Does it means that to do "Big Data" we need to have a new DB technology: well  the short answer is yes we do, traditional DB technologies poorly fit  with some of the "Big Data" requirements. This new challenge has created a proliferation of new DB technologies and vendors with different approaches and solution. A good review on the several option has been provided by the following site Database technology comparison-matrix
MongoDB it is one of the possible technology choices, it is my opinion that with its document approach makes data modeling a much more linear approach easing also the not always comunication between IT and not IT members of a company.
The next question  is: "Can microservices play a role in a Big Data scenario?". It is my opinion  that microservices  can play an important role in developing data handling in a "Big Data" landscape. Expanding on the micro services orchestration concept, it can imagined a scenario where a poll of microservices  can be used as data orchestration where new "aggregated data" are created by using individual function exposed by the microservices. This will certainly cover two of characteristic of Gartner definition:
  1. high-variety information:  The orchestration of original data into new aggregated data will avoid the creation of new  database bounded table or collection 
  2.  cost-effective: microservices are effective as much we are able to decompose correctly the problem on hand
On the purpose of  bringing Jolie within the Big Data discourse a MongoDB connector has been developed: the choice of MongoDB as first Big Data technology approached  by the Jolie's team has not been accidental but driven by the tree like data representation used by MongoDB that extremity similar if not identical to the way Jolie represents complex data in its  complex type definition.
The connector has been developed externally the normal Jolie Language development but it is developed by the Jolie team members and it is also responds to a specific demands of a growing Jolie programming community.
The developing team has adopted a top down approach when developing the connector starting from an analysis of a set of requirement passing through the interface definition to arrive to some pilot project ( which  result will be presented further on ).
The identified requirement were  the following
  1.  Preserve the not SQL nature of MongoDB
  2. Give to the connector user a simple and instinctive interface to the MongoDB world
  3. Preserve some of the native aggregation and correlation characteristic of MongoDB
From this three requirements the following considerations have been thought 
  1. The connector will have to have all the CRUD operation 
  2. The connector will use the native query representational (JSON) 
  3. The connector will provide access to MongoDB aggregation capability
  4. The naming convention of  service operation types replicate the terms used by MongoDB,
and resulted in the following interface:


interface MongoDBInterface {
  RequestResponse:
  connect (ConnectRequest)(ConnectResponse) throws MongoException ,
  query   (QueryRequest)(QueryResponse)   throws MongoException JsonParseException ,
  insert  (InsertRequest)(InsertResponse)   throws MongoException JsonParseException ,
  update  (UpdateRequest)(UpdateResponse)   throws MongoException JsonParseException ,
  delete  (DeleteRequest)(DeleteResponse)   throws MongoException JsonParseException ,
  aggregate (AggregateRequest)(AggregateResponse)   throws MongoException JsonParseException
}



Like mentioned before the connector aims to propose a simple to use interface:
Starting from insert operation

q.collection = "CustomerSales";
    with (q.document){
          .name    = "Lars";
          .surname = "Larsesen";
          .code = "LALA01";
          .age = 28;
           with (.purchase){
             .ammount = 30.12;
             .date.("@type")="Date";
             .date= currentTime;
             .location.street= "Mongo road";
             .location.number= 2
          }
     };
As can be seen the document can be inserted int the "CustomerSales" collection by simply defining the document to be insert as Jolie structured variable.
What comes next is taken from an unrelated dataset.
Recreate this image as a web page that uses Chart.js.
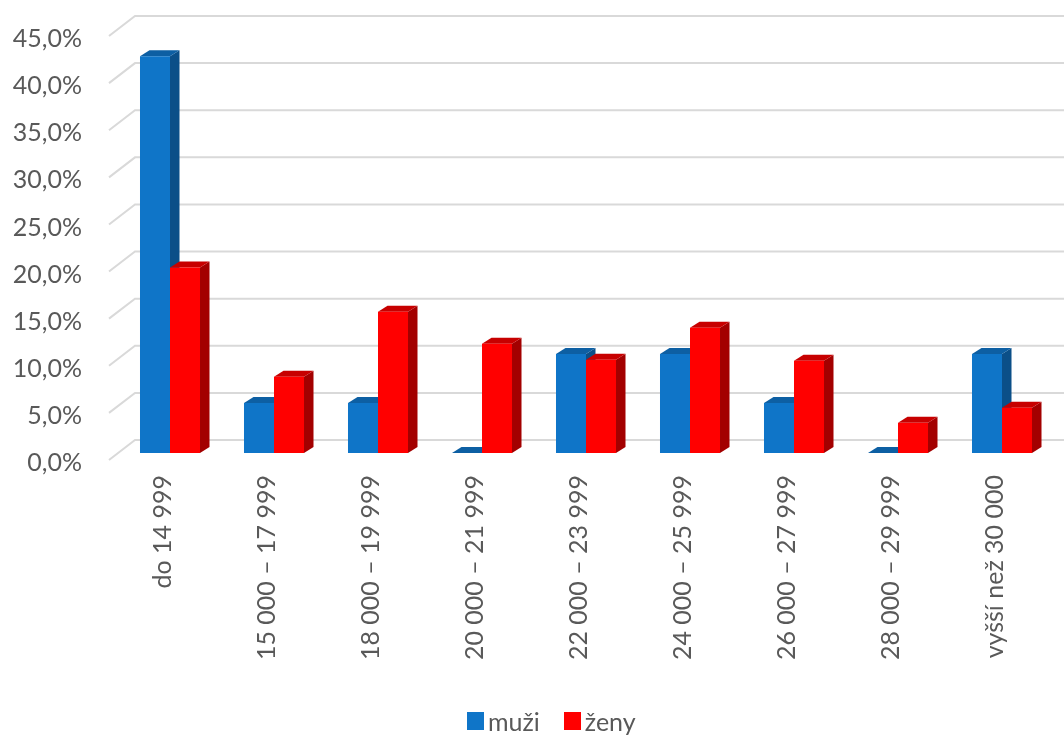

The query operation or any other operation that require a subset filtering ( update , delete ,aggregate )

q.filter = "{'purchase.date':{$lt:'$date'}}";
q.filter.date =long("1463572271651");
q.filter.date.("@type")="Date";

notice the use of  '$nameOfVariable' to dynamically inject the value in search filter
Using the sane representation it can be inject the value for an update operation

q.collection = "CustomerSales";
q.filter = "{surname: '$surname'}";
q.filter.surname = "Larsesen";
q.documentUpdate = "{$set:{age:'$age'}}";
q.documentUpdate.age= 22; 

and so it goes for the aggregation:

q.collection = "CustomerSales";
q.filter = "{$group:{ _id : '$surname', total:{$sum : 1}}}";

Use and limitation of the connector

The connector can be downloaded here ( Jolie Custom services Installation ), the current release has to be consider a Beta release, therefore prone to present  imperfections and bugs
Some of them are already known and are on the way to be corrected:
  1. Logoff operation missing
  2. Handling  MongoDB security
  3. DateTime storing error[UTC DateTime
the user must consider the following native data type mapping

Mongo Type Jolie Type Detail
Double double
int32 int
int64 int
String sting
DateTime long with child node ("@type")="Date"
ObjectId long